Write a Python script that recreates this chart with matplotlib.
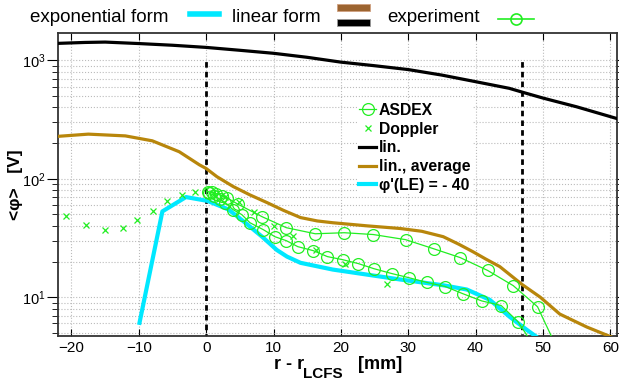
import numpy as np
import matplotlib
matplotlib.use('Agg')
import matplotlib.pyplot as plt
from matplotlib.lines import Line2D
from matplotlib.patches import Rectangle
from matplotlib.ticker import NullFormatter, LogLocator

plt.rcParams['font.family'] = ['Liberation Sans', 'DejaVu Sans']
plt.rcParams['mathtext.fontset'] = 'custom'
plt.rcParams['mathtext.rm'] = 'Liberation Sans'
plt.rcParams['mathtext.bf'] = 'Liberation Sans:bold'

# linear form, full profile
lin_x = [-22, -18, -15, -10, -5, 0, 5, 10, 15, 20, 25, 30, 35, 40, 45, 47, 50, 55, 61]
lin_y = [1390, 1415, 1425, 1385, 1340, 1285, 1215, 1146, 1060, 965, 900, 835, 750, 660, 580, 537, 480, 405, 322]

# linear form, averaged
avg_x = [-22, -17.5, -12, -8, -4, -1, 0, 1.6, 4, 6.5, 9, 11.5, 14, 16.5, 18.8, 23.9, 28.8,
         32, 35.2, 37.5, 39.6, 41.5, 43.6, 46.9, 49.6, 52.5, 56.5, 60.2]
avg_y = [228, 238, 230, 209, 169, 131, 122, 104, 86, 73, 63, 54, 47, 44, 42.5, 40, 38,
         36, 32.4, 28, 24.2, 21, 18.1, 12.8, 10, 7.2, 5.6, 4.6]

# exponential form, phi'(LE) = -40
exp_x = [-9.9, -6.5, -3.0, 0.2, 3.3, 5.8, 8.3, 10.5, 12, 14, 18.8, 23.9, 28.8, 35.2,
         38.7, 42.1, 45.1, 47.6, 49.1]
exp_y = [6.07, 53, 70, 65, 55, 42.5, 32.4, 25, 22, 19.5, 17.1, 15.5, 14.1, 12.6,
         11.6, 9.5, 6.8, 5.3, 4.6]

# Doppler reflectometry
dop_x = [-20.8, -17.8, -15, -12.4, -10.2, -7.9, -5.8, -3.6, -1.6, 1.0, 2.8, 4.8, 7.1,
         10.0, 12.9, 16.3, 20.6, 26.8]
dop_y = [48, 41, 37, 38, 44.5, 53.7, 64.3, 73, 78, 76, 70, 63, 52.6, 40, 32.6, 25.2,
         19.2, 12.8]

# ASDEX probe profiles
asd1_x = [0.2, 0.8, 1.5, 2.3, 3.1, 4.7, 8.3, 11.9, 16.2, 20.5, 24.8, 29.6, 33.8, 37.7,
          41.8, 45.6, 49.2, 52.0]
asd1_y = [78, 77, 75, 72, 69, 61, 47.8, 38.6, 34.3, 35, 33.8, 30.6, 25.6, 21.6, 16.8,
          12.5, 8.3, 3.8]
asd2_x = [0.4, 1.2, 2.0, 2.8, 4.0, 5.3, 6.5, 8.5, 10.2, 11.9, 13.6, 15.9, 18.0, 20.3,
          22.6, 24.9, 27.6, 30.1, 32.8, 35.5, 38.1, 40.9, 43.8, 46.3, 48.5]
asd2_y = [76, 72, 67, 62.8, 54.8, 49.7, 42.5, 37.1, 32.4, 30, 26.7, 24.7, 22, 20.7,
          19.2, 17.4, 15.8, 14.6, 13.3, 12.3, 10.7, 9.3, 8.5, 6.2, 4.0]

sep_x = [0, 46.9]

green = '#22ee22'
cyan = '#00e8ff'
brown = '#b8860b'

fig = plt.figure(figsize=(6.19, 3.87), dpi=100)
ax = fig.add_axes([0.0937, 0.1318, 0.9031, 0.7829])

ax.grid(True, which='major', axis='x', color='#bbbbbb', linestyle=':', linewidth=0.8)
ax.grid(True, which='both', axis='y', color='#bbbbbb', linestyle=':', linewidth=0.8)
ax.set_axisbelow(True)

ax.vlines(sep_x, 1, 1000, colors='black', linestyles=(0, (2.0, 1.5)), linewidth=2)

ax.plot(lin_x, lin_y, color='black', lw=2.3, label='lin.', zorder=3)
ax.plot(avg_x, avg_y, color=brown, lw=2.3, label='lin., average', zorder=3)
ax.plot(exp_x, exp_y, color=cyan, lw=3, label="φ'(LE) = - 40", zorder=3)

ax.plot(asd1_x, asd1_y, color=green, lw=0.9, marker='o', ms=8.5, mfc='none', mew=0.9,
        markevery=list(range(len(asd1_x) - 1)), zorder=4, label='ASDEX')
ax.plot(asd2_x, asd2_y, color=green, lw=0.9, marker='o', ms=8.5, mfc='none', mew=0.9,
        markevery=list(range(len(asd2_x) - 1)), zorder=4)
ax.plot(dop_x, dop_y, color=green, ls='none', marker='x', ms=5, mew=0.9, zorder=4,
        label='Doppler')

ax.set_yscale('log')
ax.set_xlim(-22, 61)
ax.set_ylim(4.7, 1700)
ax.set_xticks(range(-20, 61, 10))
ax.yaxis.set_minor_locator(LogLocator(base=10, subs=np.arange(2, 10)))
ax.yaxis.set_minor_formatter(NullFormatter())

ax.tick_params(axis='x', which='both', direction='in', top=True, length=5, labelsize=11)
ax.tick_params(axis='y', which='major', direction='out', length=8, labelsize=10.5, pad=1)
ax.tick_params(axis='y', which='minor', direction='out', length=4)
ax.tick_params(axis='y', which='both', right=True)
for sp in ax.spines.values():
    sp.set_color('#333333')
    sp.set_linewidth(1.3)

# legend order
h, l = ax.get_legend_handles_labels()
order = ['ASDEX', 'Doppler', 'lin.', 'lin., average', "φ'(LE) = - 40"]
hh = [h[l.index(o)] for o in order]
leg = ax.legend(hh, order, loc='upper left', bbox_to_anchor=(0.536, 0.775),
                prop={'weight': 'bold', 'size': 11.3}, handlelength=1.1,
                handletextpad=0.15, labelspacing=0.24, borderpad=0.1,
                borderaxespad=0, frameon=True, fancybox=False, framealpha=1)
leg.get_frame().set_edgecolor('none')

ax.set_ylabel('<φ>   [V]', fontsize=12.5, fontweight='bold')
ax.yaxis.set_label_coords(-0.062, 0.5)

# x axis label with lowered subscript
fig.text(0.492, 0.059, 'r - r', fontsize=13, fontweight='bold', ha='right', va='center')
fig.text(0.489, 0.034, 'LCFS', fontsize=11, fontweight='bold', ha='left', va='center')
fig.text(0.578, 0.059, '[mm]', fontsize=13, fontweight='bold', ha='left', va='center')

# legend row above the axes
ytop = 1 - 18 / 387
fig.text(30 / 619, ytop, 'exponential form', fontsize=13.5, ha='left', va='center')
fig.add_artist(Line2D([190 / 619, 219 / 619], [1 - 14 / 387] * 2, color=cyan, lw=4))
fig.text(232 / 619, ytop, 'linear form', fontsize=13.5, ha='left', va='center')
fig.add_artist(Rectangle((337 / 619, 1 - 11 / 387), 33 / 619, 7 / 387,
                         facecolor='#9c6430', edgecolor='#cfa080', lw=0.6))
fig.add_artist(Rectangle((337 / 619, 1 - 26 / 387), 33 / 619, 7 / 387,
                         facecolor='black', edgecolor='#999999', lw=0.6))
fig.text(387 / 619, ytop, 'experiment', fontsize=13.5, ha='left', va='center')
fig.add_artist(Line2D([498 / 619, 534 / 619], [1 - 18.5 / 387] * 2, color=green, lw=1.2))
fig.add_artist(Line2D([516 / 619], [1 - 18.5 / 387], color=green, marker='o', ms=8,
                      mfc='none', mew=1.2))

fig.savefig('out.png', dpi=100)
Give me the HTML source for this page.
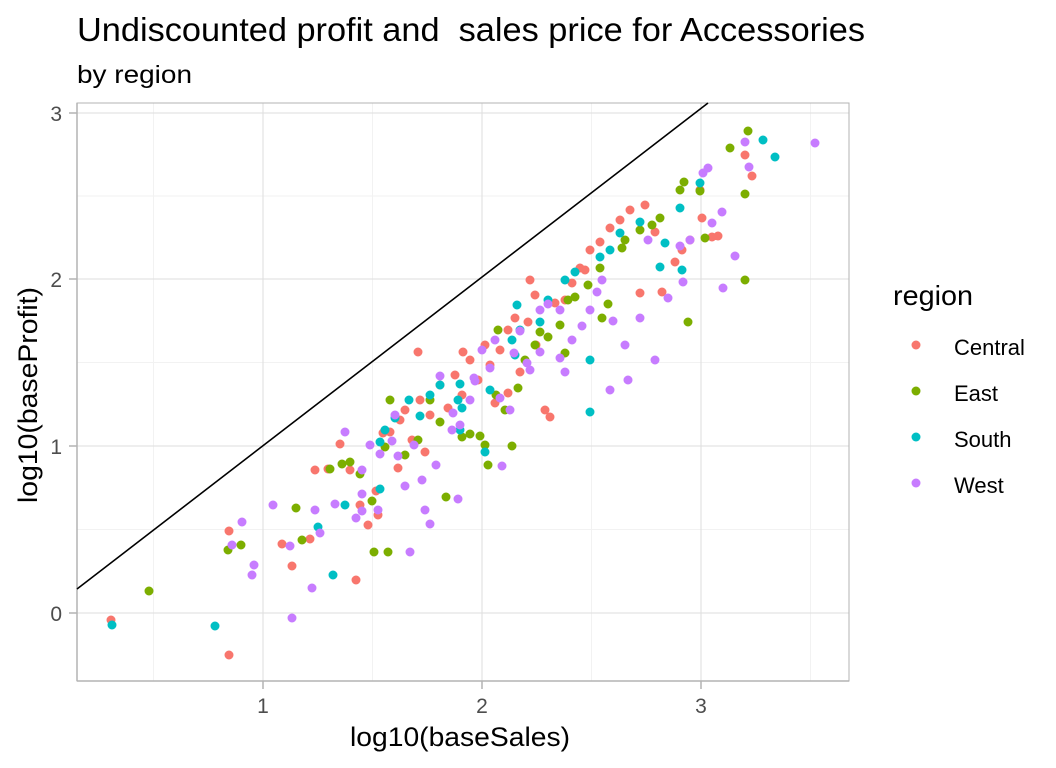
○ ○ ○
* **Exercise details**
Everything from the first line of the records through the line containing "plt.rcParams['mathtext.bf'] = 'Liberation" should be reproduced exactly, apart from the pictures.

* **Result**
Write a Python script that recreates this chart with matplotlib.
import numpy as np
import matplotlib
matplotlib.use('Agg')
import matplotlib.pyplot as plt
from matplotlib.lines import Line2D
from matplotlib.patches import Rectangle
from matplotlib.ticker import NullFormatter, LogLocator

plt.rcParams['font.family'] = ['Liberation Sans', 'DejaVu Sans']
plt.rcParams['mathtext.fontset'] = 'custom'
plt.rcParams['mathtext.rm'] = 'Liberation Sans'
plt.rcParams['mathtext.bf'] = 'Liberation Sans:bold'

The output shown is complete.